Blick: Herr Kurz, wie ist Ihr neues Leben seit Ihrem Rücktritt als Kanzler?
Sebastian Kurz: Ich bin eigentlich noch mehr unterwegs als früher, in den USA, im Nahen Osten und quer durch Europa. Ich geniesse meine privatwirtschaftliche Tätigkeit, und privat sind wir sehr dankbar für unseren kleinen Sohn Konstantin.

Wie schwer ist Ihnen der Abschied aus der Politik gefallen?
Mir ist es nicht schwergefallen. In den Tagen nach meinem Ausstieg aus der Politik habe ich mich schon gefragt, was das Leben jetzt wohl bringen wird. Ich bin zum Glück ein begeisterungsfähiger Mensch, mir macht schnell etwas Freude. Und so konnte ich vielleicht für viele überraschend schnell in meine neue Tätigkeit eintauchen. Ein politischer Mensch werde ich trotzdem immer bleiben.
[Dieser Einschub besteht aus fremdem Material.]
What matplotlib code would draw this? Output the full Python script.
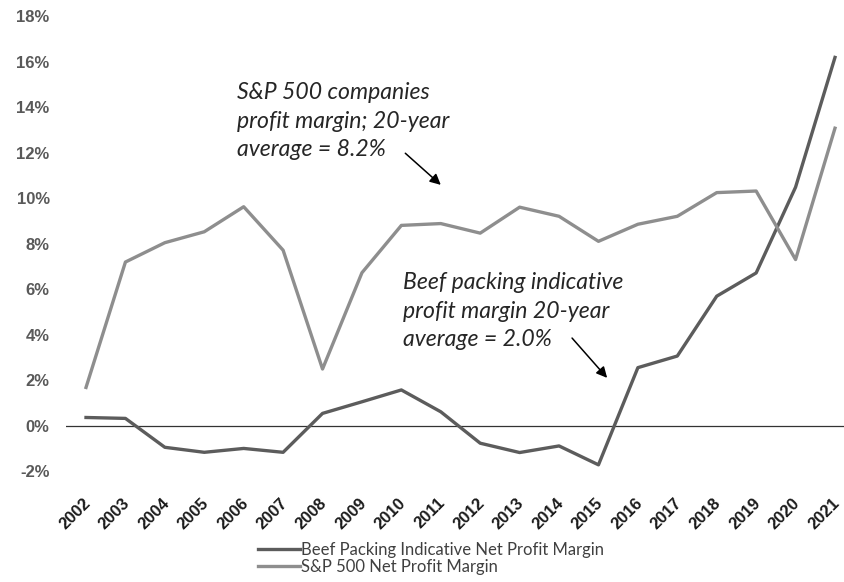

Sie arbeiten unter anderem für den Investor Peter Thiel. Was machen Sie?
Meine Tätigkeit ist sehr breit, vor allem beschäftige ich mich im Moment mit Investitionen in den Bereichen Tech und erneuerbare Energien, alles ausserhalb Österreichs, was dazu führt, dass ich fast immer unterwegs bin. Meine Freundin und unser Sohn sind so oft als möglich dabei, damit trotz der Reisen ein Familienleben möglich ist.

Die Justiz in Österreich ermittelt gegen Sie. Fürchten Sie eine Anklage?
Ich halte die Vorwürfe für falsch und habe gelernt, damit umzugehen. Deshalb sehe ich das Verfahren sehr entspannt. Wenn man lange politisch tätig ist, gehört es mittlerweile dazu, dass man angezeigt wird.

Was würden Sie im Nachhinein anders machen?
Tausend Dinge! In einer Spitzenfunktion trifft man jeden Tag Hunderte Entscheidungen unter Zeitdruck und, gerade in Krisenzeiten, manchmal mit wenig Informationen. Trotzdem stehe ich zu allen Entscheidungen, weil ich immer mein Bestes gegeben habe.

Österreich und die Schweiz sind neutrale Länder. Funktioniert Neutralität in Kriegszeiten?
Als Staatsbürger fühle ich mich wohl, in einem neutralen Österreich zu leben. Es passt zur Geschichte. Unser Land hatte dunkle Stunden und hat sich in den letzten Jahrzehnten vor allem auch wirtschaftlich sehr positiv entwickelt, gerade weil wir als neutraler Staat eine Brücke zwischen Ost und West bilden konnten. Ich bin überzeugt, dass es für Österreich der richtige Weg ist.

Und für die Schweiz?
Die Schweiz braucht keine Tipps von mir. In meiner Regierungszeit habe ich die Schweiz immer als Vorbild gesehen, und ich blicke nach wie vor mit tiefer Bewunderung auf die Schweiz, vor allem auf die wirtschaftliche Kraft – als attraktiver Wirtschaftsstandort und die marktwirtschaftliche Orientierung. Auch als neutrales Land nimmt die Schweiz eine klare Position ein und hat ihre Rolle gefunden, dies bei gleichzeitiger militärischer Neutralität.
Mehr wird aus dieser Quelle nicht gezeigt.